══ MATERIAL FOR THIS EXERCISE ══

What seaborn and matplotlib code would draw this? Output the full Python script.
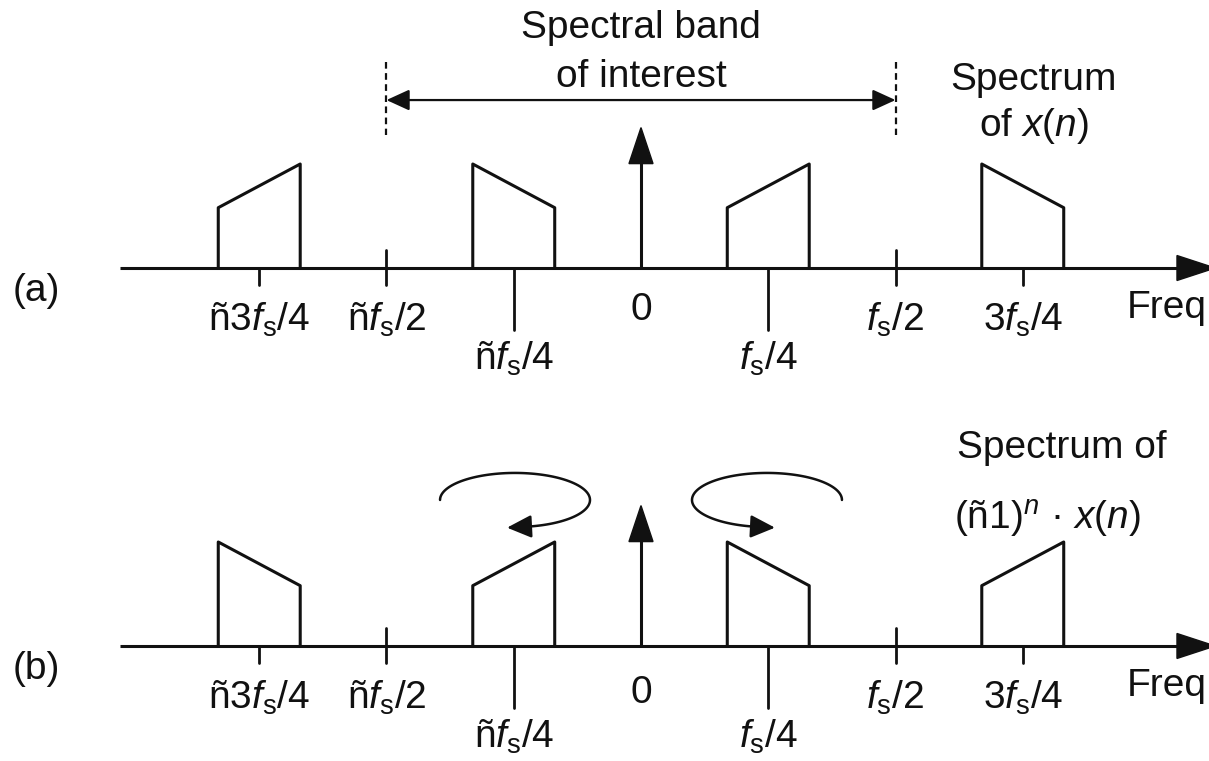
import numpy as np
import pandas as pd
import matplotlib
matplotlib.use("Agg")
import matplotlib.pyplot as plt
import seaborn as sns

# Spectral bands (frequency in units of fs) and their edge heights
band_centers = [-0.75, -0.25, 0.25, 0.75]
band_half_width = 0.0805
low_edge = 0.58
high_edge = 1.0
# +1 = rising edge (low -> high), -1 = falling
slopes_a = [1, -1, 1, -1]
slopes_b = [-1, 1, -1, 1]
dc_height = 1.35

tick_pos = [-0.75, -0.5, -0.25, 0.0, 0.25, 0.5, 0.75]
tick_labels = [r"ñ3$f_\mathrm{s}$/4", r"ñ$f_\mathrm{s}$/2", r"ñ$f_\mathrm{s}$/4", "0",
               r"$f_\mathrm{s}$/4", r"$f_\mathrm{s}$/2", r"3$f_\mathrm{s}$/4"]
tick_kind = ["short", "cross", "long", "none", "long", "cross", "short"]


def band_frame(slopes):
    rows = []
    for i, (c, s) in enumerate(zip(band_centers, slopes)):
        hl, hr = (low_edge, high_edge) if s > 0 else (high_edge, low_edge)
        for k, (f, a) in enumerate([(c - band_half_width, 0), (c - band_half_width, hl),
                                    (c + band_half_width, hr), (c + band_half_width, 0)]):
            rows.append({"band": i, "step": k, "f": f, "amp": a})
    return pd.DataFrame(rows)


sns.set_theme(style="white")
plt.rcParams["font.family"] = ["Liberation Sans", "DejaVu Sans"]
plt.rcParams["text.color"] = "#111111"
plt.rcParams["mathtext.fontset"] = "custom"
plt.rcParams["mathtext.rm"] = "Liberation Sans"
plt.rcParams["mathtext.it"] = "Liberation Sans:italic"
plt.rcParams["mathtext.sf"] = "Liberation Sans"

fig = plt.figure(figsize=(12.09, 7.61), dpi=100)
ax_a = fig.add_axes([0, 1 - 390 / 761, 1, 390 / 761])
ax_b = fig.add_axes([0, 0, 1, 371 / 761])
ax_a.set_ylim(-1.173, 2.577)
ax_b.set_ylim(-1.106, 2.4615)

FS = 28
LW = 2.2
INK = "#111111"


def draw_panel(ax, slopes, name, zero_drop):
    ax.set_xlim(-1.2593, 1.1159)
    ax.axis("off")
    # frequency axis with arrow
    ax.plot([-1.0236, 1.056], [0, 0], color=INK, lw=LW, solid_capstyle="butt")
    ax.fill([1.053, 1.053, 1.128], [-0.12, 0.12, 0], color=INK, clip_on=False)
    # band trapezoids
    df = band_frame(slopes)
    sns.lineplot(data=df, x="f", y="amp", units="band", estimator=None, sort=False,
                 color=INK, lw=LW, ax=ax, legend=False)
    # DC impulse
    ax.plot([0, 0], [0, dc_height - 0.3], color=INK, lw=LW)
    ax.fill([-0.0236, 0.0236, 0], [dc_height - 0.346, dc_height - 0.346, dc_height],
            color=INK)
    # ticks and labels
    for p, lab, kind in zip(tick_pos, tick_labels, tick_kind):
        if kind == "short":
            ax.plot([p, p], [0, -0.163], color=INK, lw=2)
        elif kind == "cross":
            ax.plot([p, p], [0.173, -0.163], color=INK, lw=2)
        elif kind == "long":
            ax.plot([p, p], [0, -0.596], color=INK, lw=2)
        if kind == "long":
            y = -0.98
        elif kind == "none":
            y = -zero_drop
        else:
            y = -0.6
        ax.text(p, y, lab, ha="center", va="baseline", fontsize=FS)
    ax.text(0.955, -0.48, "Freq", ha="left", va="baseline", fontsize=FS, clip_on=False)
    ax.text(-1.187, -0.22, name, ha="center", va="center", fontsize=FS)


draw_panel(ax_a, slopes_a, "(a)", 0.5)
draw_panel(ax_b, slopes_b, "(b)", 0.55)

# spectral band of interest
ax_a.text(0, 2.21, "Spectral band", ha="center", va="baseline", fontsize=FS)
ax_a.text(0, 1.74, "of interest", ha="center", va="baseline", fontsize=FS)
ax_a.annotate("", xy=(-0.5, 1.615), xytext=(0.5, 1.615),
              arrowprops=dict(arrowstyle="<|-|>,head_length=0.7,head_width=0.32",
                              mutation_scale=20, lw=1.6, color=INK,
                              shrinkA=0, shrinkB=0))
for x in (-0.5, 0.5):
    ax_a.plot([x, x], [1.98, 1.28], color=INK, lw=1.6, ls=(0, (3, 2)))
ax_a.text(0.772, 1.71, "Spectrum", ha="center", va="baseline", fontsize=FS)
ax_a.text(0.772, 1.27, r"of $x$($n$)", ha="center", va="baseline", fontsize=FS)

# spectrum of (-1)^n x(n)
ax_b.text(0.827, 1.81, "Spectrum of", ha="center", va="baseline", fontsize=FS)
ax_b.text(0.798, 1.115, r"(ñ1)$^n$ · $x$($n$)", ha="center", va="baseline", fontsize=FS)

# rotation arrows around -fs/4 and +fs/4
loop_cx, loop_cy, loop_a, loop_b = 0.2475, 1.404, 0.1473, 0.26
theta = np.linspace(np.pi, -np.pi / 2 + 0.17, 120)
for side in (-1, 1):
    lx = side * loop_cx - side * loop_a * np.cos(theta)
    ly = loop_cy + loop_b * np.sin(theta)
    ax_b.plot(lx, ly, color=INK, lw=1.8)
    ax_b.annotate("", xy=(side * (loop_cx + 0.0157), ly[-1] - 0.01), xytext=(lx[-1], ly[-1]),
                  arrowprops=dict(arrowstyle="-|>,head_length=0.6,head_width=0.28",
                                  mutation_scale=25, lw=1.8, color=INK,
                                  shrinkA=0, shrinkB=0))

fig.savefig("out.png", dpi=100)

═══
══ MATERIAL FOR THIS EXERCISE ══

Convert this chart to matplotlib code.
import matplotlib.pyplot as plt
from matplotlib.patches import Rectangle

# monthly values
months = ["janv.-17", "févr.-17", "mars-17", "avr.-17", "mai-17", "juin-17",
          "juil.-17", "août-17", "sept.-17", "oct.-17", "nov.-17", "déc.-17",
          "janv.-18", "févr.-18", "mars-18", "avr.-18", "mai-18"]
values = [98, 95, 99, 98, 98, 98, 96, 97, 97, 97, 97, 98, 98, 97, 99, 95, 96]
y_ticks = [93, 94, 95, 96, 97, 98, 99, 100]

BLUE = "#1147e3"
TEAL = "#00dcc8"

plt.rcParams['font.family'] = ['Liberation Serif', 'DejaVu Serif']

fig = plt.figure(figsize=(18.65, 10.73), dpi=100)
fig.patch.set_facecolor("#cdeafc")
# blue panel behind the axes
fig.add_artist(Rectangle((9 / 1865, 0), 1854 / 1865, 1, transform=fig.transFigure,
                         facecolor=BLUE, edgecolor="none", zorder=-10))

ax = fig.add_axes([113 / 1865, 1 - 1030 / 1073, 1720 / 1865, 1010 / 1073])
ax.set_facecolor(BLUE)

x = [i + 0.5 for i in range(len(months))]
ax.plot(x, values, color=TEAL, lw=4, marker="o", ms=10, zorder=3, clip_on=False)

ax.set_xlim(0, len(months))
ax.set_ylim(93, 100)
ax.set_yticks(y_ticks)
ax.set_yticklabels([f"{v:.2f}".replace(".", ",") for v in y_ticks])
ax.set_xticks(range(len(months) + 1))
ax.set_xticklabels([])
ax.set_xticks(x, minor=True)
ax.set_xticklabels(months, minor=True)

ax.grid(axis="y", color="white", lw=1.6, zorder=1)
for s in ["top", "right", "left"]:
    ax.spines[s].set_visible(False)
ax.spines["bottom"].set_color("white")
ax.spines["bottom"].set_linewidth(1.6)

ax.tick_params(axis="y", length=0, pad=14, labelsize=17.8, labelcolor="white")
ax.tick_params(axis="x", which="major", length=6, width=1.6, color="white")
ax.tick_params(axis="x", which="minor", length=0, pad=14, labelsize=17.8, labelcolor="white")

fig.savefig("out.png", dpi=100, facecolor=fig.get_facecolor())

═══

- [WRITTEN INSTRUCTION] Everything from the line that contains "What seaborn and" down to the line that contains "dc_height = 1.35" should be written out exactly, end lines too, minus the pictures.

- [SOLUTION FOR THIS EXERCISE]
What seaborn and matplotlib code would draw this? Output the full Python script.
import numpy as np
import pandas as pd
import matplotlib
matplotlib.use("Agg")
import matplotlib.pyplot as plt
import seaborn as sns

# Spectral bands (frequency in units of fs) and their edge heights
band_centers = [-0.75, -0.25, 0.25, 0.75]
band_half_width = 0.0805
low_edge = 0.58
high_edge = 1.0
# +1 = rising edge (low -> high), -1 = falling
slopes_a = [1, -1, 1, -1]
slopes_b = [-1, 1, -1, 1]
dc_height = 1.35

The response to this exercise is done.